The European Commission has spent over £300,000 on updating its logo, it has emerged.
According to reports, the Commission paid a graphic designer £110,000 to add a swerving, modernist outline of the Commission's Berlaymont building, with an extra £215,000 spent on replacing other logos used by the Commission.
The decision by the EU has been criticised by UKIP leader Nigel Farage as "such a waste of money".
He told HuffPost UK: "It is entirely in keeping with the workings of the European Commission. It has no understanding of the lives of real people which is why it continually demands more money even during a financial crisis"
Officials told The Daily Telegraph that the expenditure was a saving because it would replace 400 departmental logos within the commission, which has led to a "confused situation" that had cost £3.7 million.

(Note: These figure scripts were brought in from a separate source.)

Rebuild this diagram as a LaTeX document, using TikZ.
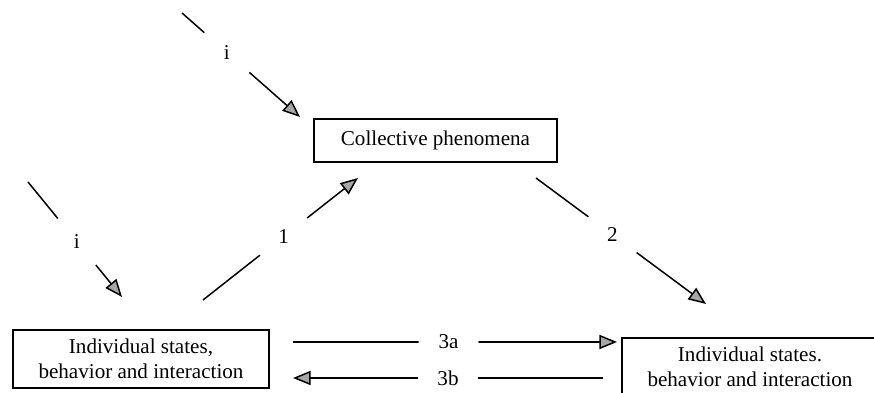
\documentclass[tikz,border=0pt]{standalone}
\usepackage{fontspec}
\setmainfont{Liberation Serif}
\usetikzlibrary{arrows.meta}

\begin{document}
\begin{tikzpicture}[line width=0.85pt,
		kasten/.style={draw,line width=0.6pt,rectangle,align=center,inner sep=0pt,minimum width=5.12cm,minimum height=1.16cm},
		pfeil/.style={-{Triangle[length=10pt,width=8pt,fill=black!35]}},
		luecke/.style={circle,fill=white,minimum size=1.2cm,inner sep=0pt},
		font=\fontsize{12}{14}\selectfont]
			\useasboundingbox (0,0) rectangle (17.48,7.86);

			%%Kaesten
			\node[kasten,minimum width=4.86cm,minimum height=0.86cm] (kollektiv) at (8.71,5.05) {Collective phenomena};
			\node[kasten] (indivL) at (2.82,0.68) {Individual states,\\behavior and interaction};
			\node[kasten] (indivR) at (15.00,0.52) {Individual states.\\behavior and interaction};

			%%Endpunkte
			\coordinate (iO1) at (3.64,7.60);
			\coordinate (iO2) at (6.00,5.52);
			\coordinate (iL1) at (0.56,4.22);
			\coordinate (iL2) at (2.44,1.92);
			\coordinate (e1) at (4.06,1.86);
			\coordinate (e2) at (7.16,4.30);
			\coordinate (z1) at (10.72,4.30);
			\coordinate (z2) at (14.12,1.78);
			\coordinate (da1) at (5.86,1.02);
			\coordinate (da2) at (12.34,1.02);
			\coordinate (db1) at (12.06,0.30);
			\coordinate (db2) at (5.86,0.30);

			%%Pfeile
			\draw[pfeil] (iO1) -- node[luecke,pos=0.38] (lab-iO) {i} (iO2);
			\draw[pfeil] (iL1) -- node[luecke,pos=0.52] (lab-iL) {i} (iL2);
			\draw[pfeil] (e1) -- node[luecke,pos=0.52] (lab-1) {1} (e2);
			\draw[pfeil] (z1) -- node[luecke,pos=0.45] (lab-2) {2} (z2);
			\draw[pfeil] (da1) -- node[luecke,pos=0.48] (lab-3a) {3a} (da2);
			\draw[pfeil] (db1) -- node[luecke,pos=0.5] (lab-3b) {3b} (db2);
		\end{tikzpicture}
\end{document}
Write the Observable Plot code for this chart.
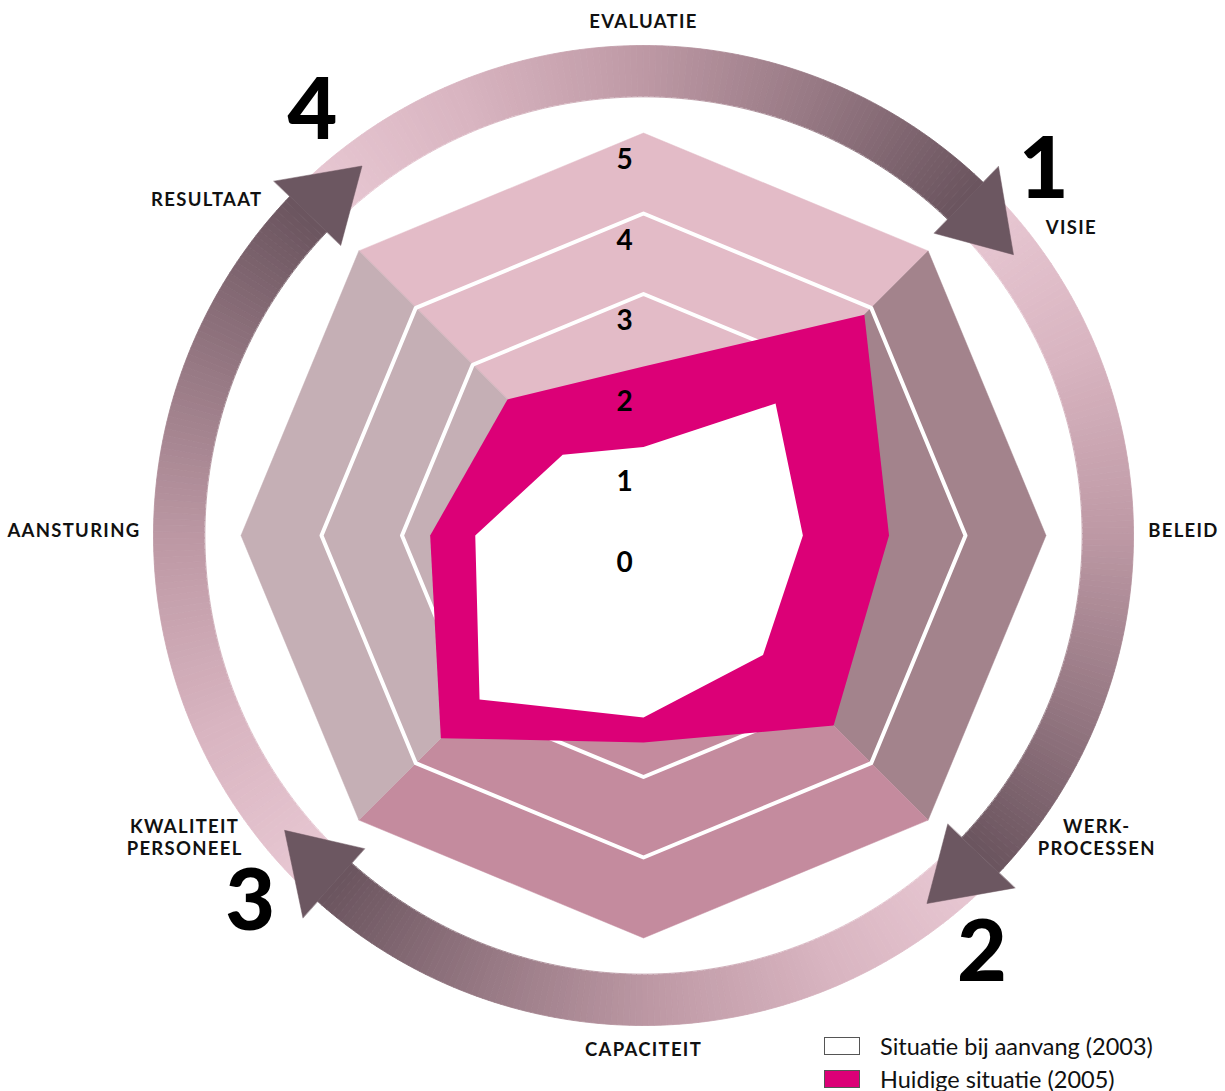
<!DOCTYPE html>
<html><head><meta charset="utf-8">
<script src="https://cdn.jsdelivr.net/npm/d3@7"></script>
<script src="https://cdn.jsdelivr.net/npm/@observablehq/plot@0.6"></script>
<style>
body{margin:0;background:#fff;}
#wrap{position:relative;width:1225px;height:1091px;}
#legend{position:absolute;left:824px;top:1029px;font-family:Lato,"Open Sans",sans-serif;font-size:23.5px;color:#111;}
#legend .row{display:flex;align-items:center;height:33px;}
#legend .sw{width:36px;height:18px;border:1px solid #555;margin-right:20px;box-sizing:border-box;}
g[font-family="Lato, Arial, sans-serif"]{letter-spacing:1.3px;}
</style></head><body><div id="wrap"></div>
<script>
// ---- data ----
const axes = ["EVALUATIE","VISIE","BELEID","WERK-\nPROCESSEN","CAPACITEIT","KWALITEIT\nPERSONEEL","AANSTURING","RESULTAAT"];
const situatie2003 = [1.10, 2.32, 1.98, 2.10, 2.26, 2.88, 2.09, 1.42];
const situatie2005 = [2.10, 3.88, 3.05, 3.34, 2.57, 3.56, 2.65, 2.39];
const levels = [0, 1, 2, 3, 4, 5];
const gridLevels = [3, 4];
const phaseNumbers = ["1", "2", "3", "4"];
const seriesNames = ["Situatie bij aanvang (2003)", "Huidige situatie (2005)"];
const seriesColors = ["#ffffff", "#dc0077"];

// ---- layout / style ----
const W = 1225, H = 1091;
const cx = 643, cy = 535, unit = 80.5;
const wedgeColors = ["#e3bbc7", "#a3838c", "#c48b9e", "#c5afb5"];
const ringInner = 439 / unit, ringOuter = 490 / unit;
const arrowStart = [-45.5, 44.5, 134.3, 222.5];
const arrowEnd = [43.9, 133.5, 221.7, 313.8];
const tipOffset = 8.9, headInner = 5.21, headOuter = 6.36;
const labelAngle = [0, 52.5, 89.4, 123.6, 180, 236.7, 270.7, 311.5];
const labelRadius = [6.39, 6.30, 6.27, 6.76, 6.37, 6.82, 6.25, 6.32];
const labelAnchor = ["middle", "start", "start", "middle", "middle", "middle", "end", "end"];
const phaseAngle = [47.6, 141, 227, 322], phaseRadius = [6.73, 6.68, 6.68, 6.68];

const rad = d => d * Math.PI / 180;
const pt = (r, a) => ({x: r * Math.sin(rad(a)), y: r * Math.cos(rad(a))});
const n = axes.length, step = 360 / n;

const wedges = wedgeColors.flatMap((color, q) => {
  const c = q * 90;
  return [pt(0, 0), pt(5, c - 45), pt(5, c), pt(5, c + 45)].map(p => ({...p, q, color}));
});
const grid = gridLevels.flatMap(l => d3.range(n).map(i => ({...pt(l, i * step), l})));
const poly = vals => vals.map((v, i) => pt(v, i * step));

const shaftColor = d3.scaleLinear().domain([0, 0.25, 0.5, 0.75, 1])
  .range(["#e9c9d4", "#d9b5c1", "#bf9aa6", "#967883", "#6a545e"]);
const N = 120, shafts = [];
arrowStart.forEach((s, k) => {
  const e = arrowEnd[k];
  for (let j = 0; j < N; j++) {
    const a0 = s + (e - s) * j / N, a1 = s + (e - s) * (j + 1) / N;
    const color = shaftColor((j + 0.5) / N), id = k * N + j;
    [pt(ringInner, a0), pt(ringOuter, a0), pt(ringOuter, a1), pt(ringInner, a1)]
      .forEach(p => shafts.push({...p, id, color}));
  }
});
const mid = (ringInner + ringOuter) / 2;
const heads = arrowEnd.flatMap((b, k) =>
  [pt(headInner, b), pt(mid, b + tipOffset), pt(headOuter, b)].map(p => ({...p, k})));

const labels = axes.map((t, i) => ({...pt(labelRadius[i], labelAngle[i]), t, anchor: labelAnchor[i]}));
const phases = phaseNumbers.map((t, i) => ({...pt(phaseRadius[i], phaseAngle[i]), t}));

const textMark = anchor => Plot.text(labels.filter(d => d.anchor === anchor), {
  x: "x", y: "y", text: "t", textAnchor: anchor, fontSize: 18.5, fontWeight: 700,
  fontFamily: "Lato, Arial, sans-serif", fill: "#111", lineHeight: 1.22
});

const chart = Plot.plot({
  width: W, height: H, margin: 0,
  x: {domain: [-cx / unit, (W - cx) / unit], range: [0, W], axis: null},
  y: {domain: [-(H - cy) / unit, cy / unit], range: [H, 0], axis: null},
  style: {fontFamily: "Lato, sans-serif", background: "#fff"},
  marks: [
    Plot.line(wedges, {x: "x", y: "y", z: "q", fill: "color", stroke: "color", strokeWidth: 0.5, curve: "linear-closed"}),
    Plot.line(grid, {x: "x", y: "y", z: "l", stroke: "#fff", strokeWidth: 4, curve: "linear-closed"}),
    Plot.line(poly(situatie2005), {x: "x", y: "y", fill: seriesColors[1], stroke: "none", curve: "linear-closed"}),
    Plot.line(poly(situatie2003), {x: "x", y: "y", fill: seriesColors[0], stroke: "none", curve: "linear-closed"}),
    Plot.text(levels, {x: () => -19 / unit, y: d => d - 0.34, text: d => String(d), fontSize: 28, fontWeight: 700, fill: "#000"}),
    Plot.line(shafts, {x: "x", y: "y", z: "id", fill: "color", stroke: "color", strokeWidth: 0.8, curve: "linear-closed"}),
    Plot.line(heads, {x: "x", y: "y", z: "k", fill: "#6c5761", stroke: "#6c5761", strokeWidth: 0.5, curve: "linear-closed"}),
    textMark("middle"), textMark("start"), textMark("end"),
    Plot.text(phases, {x: "x", y: "y", text: "t", fontSize: 86, fontWeight: 900, fill: "#000"})
  ]
});
const wrap = document.getElementById("wrap");
wrap.appendChild(chart);
const legend = document.createElement("div");
legend.id = "legend";
legend.innerHTML = seriesNames.map((s, i) =>
  `<div class="row"><span class="sw" style="background:${seriesColors[i]}"></span><span>${s}</span></div>`).join("");
wrap.appendChild(legend);
</script></body></html>
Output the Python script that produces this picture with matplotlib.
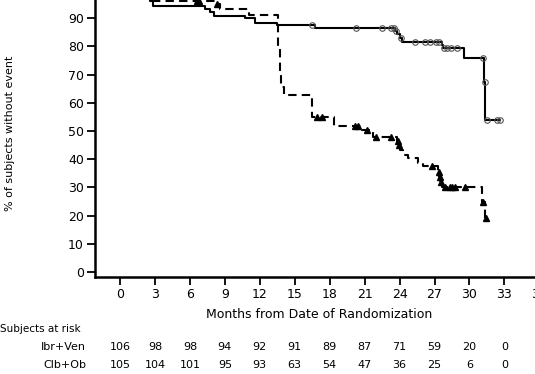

"We have now combined the flag with the unique features of the Berlaymont and the European flag remains an important element in the Commission's new visual identity. That is why the cost for developing the visual identity is really not high," said a spokesman.
Richard Ashworth, leader of Britain's Conservative MEPs, said: "While member states including the UK are pushing ahead with painful austerity measures to sort out Europe's economic mess, the commission is content to spend six-figure sums on window-dressing. Of all the urgent problems facing the EU just now, this hardly top of the list."
This is not the first time EU has got into trouble over its promotional material. It was recently forced to withdraw a video after complaints that it was "racist".